Goal of the exercise
Stop after the line with "ax.plot(x, mean, color=lc, linewidth=1.7, zorder=4)": repeat exactly every line before it, beginning with the first, and that line itself.

Dataset section

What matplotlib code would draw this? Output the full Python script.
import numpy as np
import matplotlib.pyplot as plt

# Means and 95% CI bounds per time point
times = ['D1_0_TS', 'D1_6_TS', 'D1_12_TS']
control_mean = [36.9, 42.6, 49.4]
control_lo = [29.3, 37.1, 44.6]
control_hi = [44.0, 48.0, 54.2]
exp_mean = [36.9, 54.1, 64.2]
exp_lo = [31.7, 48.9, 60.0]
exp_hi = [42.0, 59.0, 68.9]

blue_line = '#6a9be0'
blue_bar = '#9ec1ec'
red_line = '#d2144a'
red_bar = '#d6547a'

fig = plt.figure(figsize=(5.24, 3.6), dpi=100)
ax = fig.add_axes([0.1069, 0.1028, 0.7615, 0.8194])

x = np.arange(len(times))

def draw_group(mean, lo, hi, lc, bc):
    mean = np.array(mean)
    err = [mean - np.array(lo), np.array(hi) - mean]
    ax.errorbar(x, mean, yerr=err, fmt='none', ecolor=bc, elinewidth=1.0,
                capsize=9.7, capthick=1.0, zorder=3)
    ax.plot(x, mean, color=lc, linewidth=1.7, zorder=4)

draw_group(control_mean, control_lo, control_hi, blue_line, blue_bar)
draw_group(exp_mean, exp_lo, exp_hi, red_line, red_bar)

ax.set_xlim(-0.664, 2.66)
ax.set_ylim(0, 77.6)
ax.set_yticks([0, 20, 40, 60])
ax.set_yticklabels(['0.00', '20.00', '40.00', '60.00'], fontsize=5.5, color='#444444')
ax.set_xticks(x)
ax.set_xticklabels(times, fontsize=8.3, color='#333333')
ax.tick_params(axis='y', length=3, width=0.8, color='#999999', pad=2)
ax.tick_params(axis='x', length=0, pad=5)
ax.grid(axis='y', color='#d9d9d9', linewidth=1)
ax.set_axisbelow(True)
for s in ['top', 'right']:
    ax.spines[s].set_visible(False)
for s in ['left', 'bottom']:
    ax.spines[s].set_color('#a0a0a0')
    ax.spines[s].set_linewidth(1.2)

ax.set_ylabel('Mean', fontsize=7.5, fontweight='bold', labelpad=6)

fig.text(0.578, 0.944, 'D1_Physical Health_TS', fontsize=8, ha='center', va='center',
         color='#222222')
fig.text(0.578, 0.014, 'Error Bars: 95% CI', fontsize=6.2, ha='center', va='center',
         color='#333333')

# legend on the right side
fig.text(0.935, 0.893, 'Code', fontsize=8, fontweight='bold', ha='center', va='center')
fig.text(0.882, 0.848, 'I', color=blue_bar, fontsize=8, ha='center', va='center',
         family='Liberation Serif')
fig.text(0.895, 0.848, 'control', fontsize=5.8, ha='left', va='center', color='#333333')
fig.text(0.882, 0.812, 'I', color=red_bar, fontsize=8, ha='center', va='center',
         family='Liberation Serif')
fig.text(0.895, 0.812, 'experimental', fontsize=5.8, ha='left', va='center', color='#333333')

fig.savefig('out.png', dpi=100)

Full response
What matplotlib code would draw this? Output the full Python script.
import numpy as np
import matplotlib.pyplot as plt

# Means and 95% CI bounds per time point
times = ['D1_0_TS', 'D1_6_TS', 'D1_12_TS']
control_mean = [36.9, 42.6, 49.4]
control_lo = [29.3, 37.1, 44.6]
control_hi = [44.0, 48.0, 54.2]
exp_mean = [36.9, 54.1, 64.2]
exp_lo = [31.7, 48.9, 60.0]
exp_hi = [42.0, 59.0, 68.9]

blue_line = '#6a9be0'
blue_bar = '#9ec1ec'
red_line = '#d2144a'
red_bar = '#d6547a'

fig = plt.figure(figsize=(5.24, 3.6), dpi=100)
ax = fig.add_axes([0.1069, 0.1028, 0.7615, 0.8194])

x = np.arange(len(times))

def draw_group(mean, lo, hi, lc, bc):
    mean = np.array(mean)
    err = [mean - np.array(lo), np.array(hi) - mean]
    ax.errorbar(x, mean, yerr=err, fmt='none', ecolor=bc, elinewidth=1.0,
                capsize=9.7, capthick=1.0, zorder=3)
    ax.plot(x, mean, color=lc, linewidth=1.7, zorder=4)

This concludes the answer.